─── Material shown ───

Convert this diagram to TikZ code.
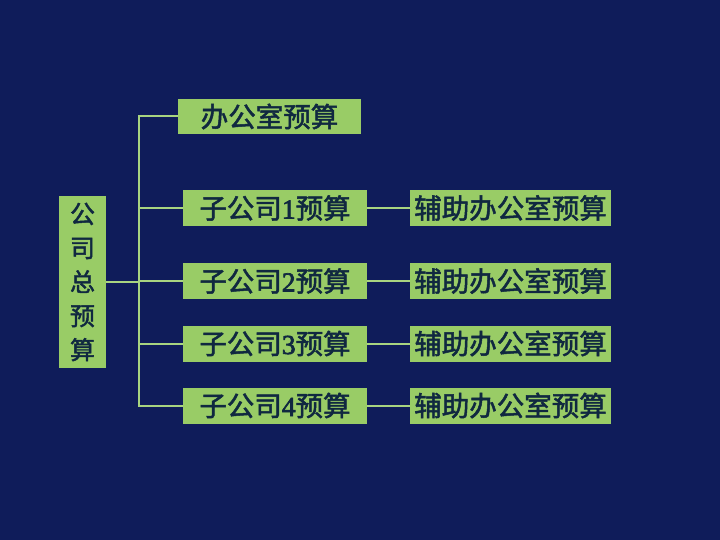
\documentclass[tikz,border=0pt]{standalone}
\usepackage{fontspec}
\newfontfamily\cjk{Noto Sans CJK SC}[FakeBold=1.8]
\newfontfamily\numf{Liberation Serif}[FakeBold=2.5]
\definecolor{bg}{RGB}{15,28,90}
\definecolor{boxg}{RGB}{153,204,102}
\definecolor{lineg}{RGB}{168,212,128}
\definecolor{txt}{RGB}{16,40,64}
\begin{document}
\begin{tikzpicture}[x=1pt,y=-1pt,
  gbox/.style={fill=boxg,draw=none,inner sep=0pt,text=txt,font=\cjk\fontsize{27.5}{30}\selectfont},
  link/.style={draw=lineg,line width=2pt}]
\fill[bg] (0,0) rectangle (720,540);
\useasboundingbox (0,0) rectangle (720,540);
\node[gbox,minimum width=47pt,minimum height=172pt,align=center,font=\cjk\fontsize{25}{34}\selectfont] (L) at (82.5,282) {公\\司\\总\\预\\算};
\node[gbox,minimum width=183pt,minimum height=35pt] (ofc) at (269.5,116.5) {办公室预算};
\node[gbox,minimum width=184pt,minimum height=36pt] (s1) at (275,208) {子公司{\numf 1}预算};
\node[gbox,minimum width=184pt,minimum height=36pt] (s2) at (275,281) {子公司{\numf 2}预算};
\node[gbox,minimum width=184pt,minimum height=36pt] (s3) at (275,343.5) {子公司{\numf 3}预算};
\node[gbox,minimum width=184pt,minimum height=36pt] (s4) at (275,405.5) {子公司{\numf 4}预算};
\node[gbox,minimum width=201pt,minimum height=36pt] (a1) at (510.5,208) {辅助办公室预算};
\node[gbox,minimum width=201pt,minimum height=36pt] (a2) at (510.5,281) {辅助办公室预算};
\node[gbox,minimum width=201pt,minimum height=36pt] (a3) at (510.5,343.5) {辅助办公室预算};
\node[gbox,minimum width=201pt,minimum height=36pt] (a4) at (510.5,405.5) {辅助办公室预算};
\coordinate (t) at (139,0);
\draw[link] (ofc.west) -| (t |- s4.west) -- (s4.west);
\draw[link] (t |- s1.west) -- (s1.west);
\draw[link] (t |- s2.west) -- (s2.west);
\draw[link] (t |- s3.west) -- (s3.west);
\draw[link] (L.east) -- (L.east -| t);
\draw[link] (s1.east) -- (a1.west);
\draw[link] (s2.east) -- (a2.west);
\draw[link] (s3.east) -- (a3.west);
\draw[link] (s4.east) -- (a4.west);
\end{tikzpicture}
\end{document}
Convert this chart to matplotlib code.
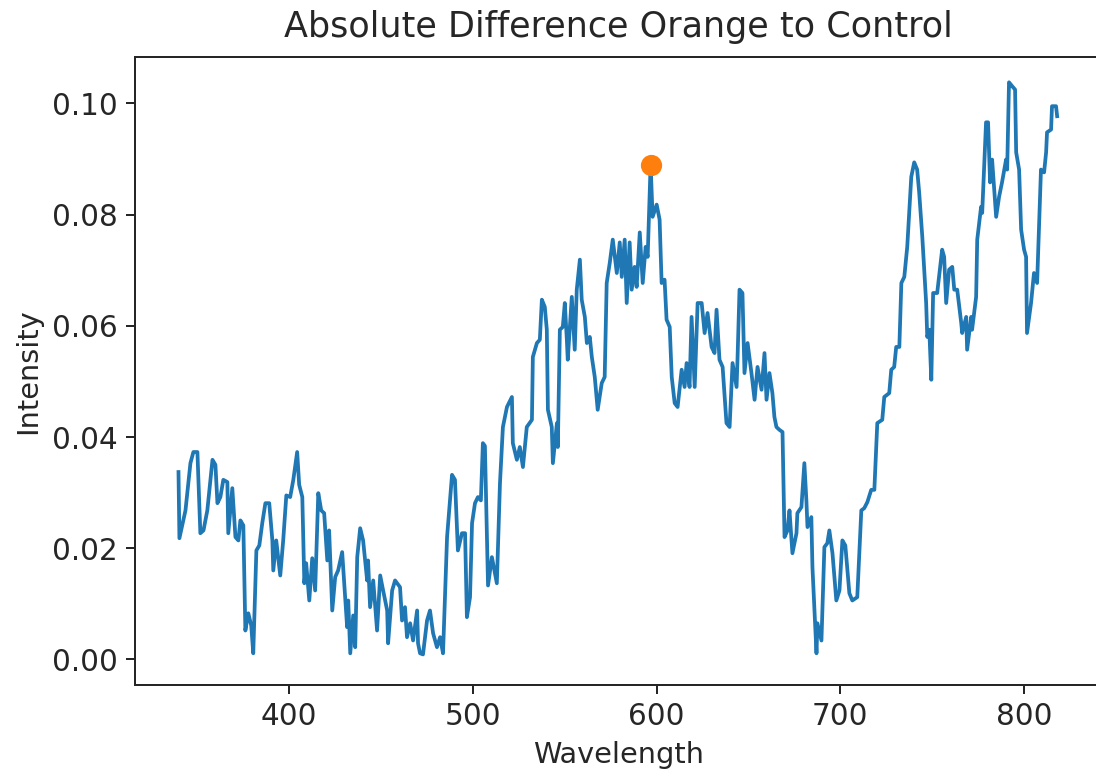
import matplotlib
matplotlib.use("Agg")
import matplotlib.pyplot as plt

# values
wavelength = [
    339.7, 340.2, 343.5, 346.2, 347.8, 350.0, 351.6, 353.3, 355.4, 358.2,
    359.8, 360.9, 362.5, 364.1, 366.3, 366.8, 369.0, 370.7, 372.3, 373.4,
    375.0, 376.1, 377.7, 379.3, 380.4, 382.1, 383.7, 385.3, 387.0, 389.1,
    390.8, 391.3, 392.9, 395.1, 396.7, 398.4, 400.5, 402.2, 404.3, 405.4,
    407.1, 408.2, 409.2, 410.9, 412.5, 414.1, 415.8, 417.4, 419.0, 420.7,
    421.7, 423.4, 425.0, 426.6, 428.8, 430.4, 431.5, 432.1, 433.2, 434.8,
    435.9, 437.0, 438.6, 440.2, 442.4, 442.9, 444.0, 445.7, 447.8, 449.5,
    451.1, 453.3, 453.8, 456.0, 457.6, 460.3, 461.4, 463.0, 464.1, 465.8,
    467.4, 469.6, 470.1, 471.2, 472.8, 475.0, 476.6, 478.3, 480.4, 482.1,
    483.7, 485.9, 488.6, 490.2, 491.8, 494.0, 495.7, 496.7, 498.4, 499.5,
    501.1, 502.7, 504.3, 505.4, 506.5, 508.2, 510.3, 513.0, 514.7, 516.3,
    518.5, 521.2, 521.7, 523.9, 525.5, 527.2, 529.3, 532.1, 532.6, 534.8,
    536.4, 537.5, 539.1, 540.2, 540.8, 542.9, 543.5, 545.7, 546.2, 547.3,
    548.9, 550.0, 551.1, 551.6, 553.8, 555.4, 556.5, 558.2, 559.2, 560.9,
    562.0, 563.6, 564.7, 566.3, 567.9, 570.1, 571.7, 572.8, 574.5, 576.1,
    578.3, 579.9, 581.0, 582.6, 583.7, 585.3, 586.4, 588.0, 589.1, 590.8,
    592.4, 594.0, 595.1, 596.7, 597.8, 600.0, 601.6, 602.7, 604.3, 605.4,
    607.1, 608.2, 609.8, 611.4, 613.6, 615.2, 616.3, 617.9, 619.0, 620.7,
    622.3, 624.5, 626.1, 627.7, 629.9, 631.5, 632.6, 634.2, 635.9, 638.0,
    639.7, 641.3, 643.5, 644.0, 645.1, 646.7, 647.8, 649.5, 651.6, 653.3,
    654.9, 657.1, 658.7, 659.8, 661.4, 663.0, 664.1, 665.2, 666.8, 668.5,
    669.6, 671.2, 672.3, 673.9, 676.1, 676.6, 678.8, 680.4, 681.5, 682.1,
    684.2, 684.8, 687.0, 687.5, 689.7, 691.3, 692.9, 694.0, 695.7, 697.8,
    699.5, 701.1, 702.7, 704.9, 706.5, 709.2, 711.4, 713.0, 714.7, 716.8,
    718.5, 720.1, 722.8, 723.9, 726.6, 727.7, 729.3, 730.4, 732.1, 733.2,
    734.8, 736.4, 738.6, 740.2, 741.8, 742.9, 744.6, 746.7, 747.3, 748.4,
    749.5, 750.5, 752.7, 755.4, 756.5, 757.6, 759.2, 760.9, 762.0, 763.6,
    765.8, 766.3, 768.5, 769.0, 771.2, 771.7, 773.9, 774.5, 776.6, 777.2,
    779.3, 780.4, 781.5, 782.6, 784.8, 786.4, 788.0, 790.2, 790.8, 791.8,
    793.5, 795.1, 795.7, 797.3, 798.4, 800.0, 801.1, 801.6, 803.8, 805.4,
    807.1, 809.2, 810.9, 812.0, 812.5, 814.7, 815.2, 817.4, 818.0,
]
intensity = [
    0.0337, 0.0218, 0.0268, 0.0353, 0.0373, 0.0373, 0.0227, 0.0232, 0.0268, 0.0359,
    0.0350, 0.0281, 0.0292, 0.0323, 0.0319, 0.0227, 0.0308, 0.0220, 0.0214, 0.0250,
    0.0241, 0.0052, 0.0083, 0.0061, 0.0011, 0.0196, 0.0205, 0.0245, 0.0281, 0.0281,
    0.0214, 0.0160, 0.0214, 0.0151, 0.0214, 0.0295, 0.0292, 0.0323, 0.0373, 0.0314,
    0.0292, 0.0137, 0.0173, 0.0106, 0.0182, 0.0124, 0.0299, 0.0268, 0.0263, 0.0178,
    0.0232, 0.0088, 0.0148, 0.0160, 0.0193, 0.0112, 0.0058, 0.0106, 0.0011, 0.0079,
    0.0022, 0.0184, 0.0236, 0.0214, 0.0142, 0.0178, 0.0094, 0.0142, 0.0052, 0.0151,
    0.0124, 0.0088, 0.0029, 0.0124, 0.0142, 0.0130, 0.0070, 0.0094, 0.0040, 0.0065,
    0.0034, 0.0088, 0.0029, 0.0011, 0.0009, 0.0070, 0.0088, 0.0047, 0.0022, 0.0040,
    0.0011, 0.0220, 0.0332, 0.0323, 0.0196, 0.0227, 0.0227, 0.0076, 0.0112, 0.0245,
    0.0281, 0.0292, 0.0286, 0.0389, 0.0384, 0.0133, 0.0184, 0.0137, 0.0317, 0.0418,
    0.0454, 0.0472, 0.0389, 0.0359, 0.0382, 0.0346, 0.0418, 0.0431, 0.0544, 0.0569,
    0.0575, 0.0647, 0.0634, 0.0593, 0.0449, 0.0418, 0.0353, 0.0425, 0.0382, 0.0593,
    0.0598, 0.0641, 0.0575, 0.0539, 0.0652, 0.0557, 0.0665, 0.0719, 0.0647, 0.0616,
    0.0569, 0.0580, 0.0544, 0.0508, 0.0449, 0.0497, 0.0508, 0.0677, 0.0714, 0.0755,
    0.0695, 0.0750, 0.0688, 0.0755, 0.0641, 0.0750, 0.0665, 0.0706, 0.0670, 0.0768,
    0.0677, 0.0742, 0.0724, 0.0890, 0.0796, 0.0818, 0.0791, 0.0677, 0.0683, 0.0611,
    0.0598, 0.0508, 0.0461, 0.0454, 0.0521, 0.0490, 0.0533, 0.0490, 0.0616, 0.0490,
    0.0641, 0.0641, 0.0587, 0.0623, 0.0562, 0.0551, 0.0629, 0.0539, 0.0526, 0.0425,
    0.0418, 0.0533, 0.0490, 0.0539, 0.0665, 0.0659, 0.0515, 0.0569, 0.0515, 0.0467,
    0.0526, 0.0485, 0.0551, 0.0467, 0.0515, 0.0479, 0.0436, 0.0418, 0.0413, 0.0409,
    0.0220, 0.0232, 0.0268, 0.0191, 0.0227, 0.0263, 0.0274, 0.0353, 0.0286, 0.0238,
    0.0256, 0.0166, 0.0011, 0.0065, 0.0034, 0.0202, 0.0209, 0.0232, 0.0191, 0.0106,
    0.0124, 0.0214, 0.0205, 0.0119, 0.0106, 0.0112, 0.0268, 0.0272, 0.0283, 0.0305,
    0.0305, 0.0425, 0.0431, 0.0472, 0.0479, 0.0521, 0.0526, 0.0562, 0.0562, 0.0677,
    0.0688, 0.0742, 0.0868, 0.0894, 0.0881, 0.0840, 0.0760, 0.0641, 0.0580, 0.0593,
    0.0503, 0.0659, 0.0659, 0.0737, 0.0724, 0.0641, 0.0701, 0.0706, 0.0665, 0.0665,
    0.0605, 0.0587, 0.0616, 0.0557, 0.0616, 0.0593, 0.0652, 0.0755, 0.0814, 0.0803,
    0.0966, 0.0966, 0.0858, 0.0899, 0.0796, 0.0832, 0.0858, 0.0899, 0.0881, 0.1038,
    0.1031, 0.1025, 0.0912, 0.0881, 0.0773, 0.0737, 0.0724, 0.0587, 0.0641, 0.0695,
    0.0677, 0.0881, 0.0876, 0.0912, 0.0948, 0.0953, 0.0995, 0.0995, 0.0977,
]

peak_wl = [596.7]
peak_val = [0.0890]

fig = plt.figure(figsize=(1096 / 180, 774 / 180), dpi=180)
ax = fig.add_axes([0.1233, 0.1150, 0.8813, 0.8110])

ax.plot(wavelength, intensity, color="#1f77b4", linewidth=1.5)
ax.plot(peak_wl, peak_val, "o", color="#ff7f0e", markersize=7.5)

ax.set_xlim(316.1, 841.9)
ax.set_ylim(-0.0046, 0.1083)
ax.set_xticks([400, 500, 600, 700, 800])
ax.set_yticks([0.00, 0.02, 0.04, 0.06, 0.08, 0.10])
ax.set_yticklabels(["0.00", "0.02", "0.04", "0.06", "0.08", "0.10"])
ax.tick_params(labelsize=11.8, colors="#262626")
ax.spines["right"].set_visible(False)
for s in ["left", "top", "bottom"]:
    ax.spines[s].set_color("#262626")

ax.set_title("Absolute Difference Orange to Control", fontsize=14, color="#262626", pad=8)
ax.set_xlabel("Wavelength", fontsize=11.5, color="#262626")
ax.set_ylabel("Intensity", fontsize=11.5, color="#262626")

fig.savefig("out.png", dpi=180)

───

## What you need to do:
The first line to give again is the one with "Convert this chart to matplotlib code.", and the last is the one with "import matplotlib.pyplot as plt". Repeat them and everything between exactly, minus the pictures.

## Task answer:
Convert this chart to matplotlib code.
import matplotlib
matplotlib.use("Agg")
import matplotlib.pyplot as plt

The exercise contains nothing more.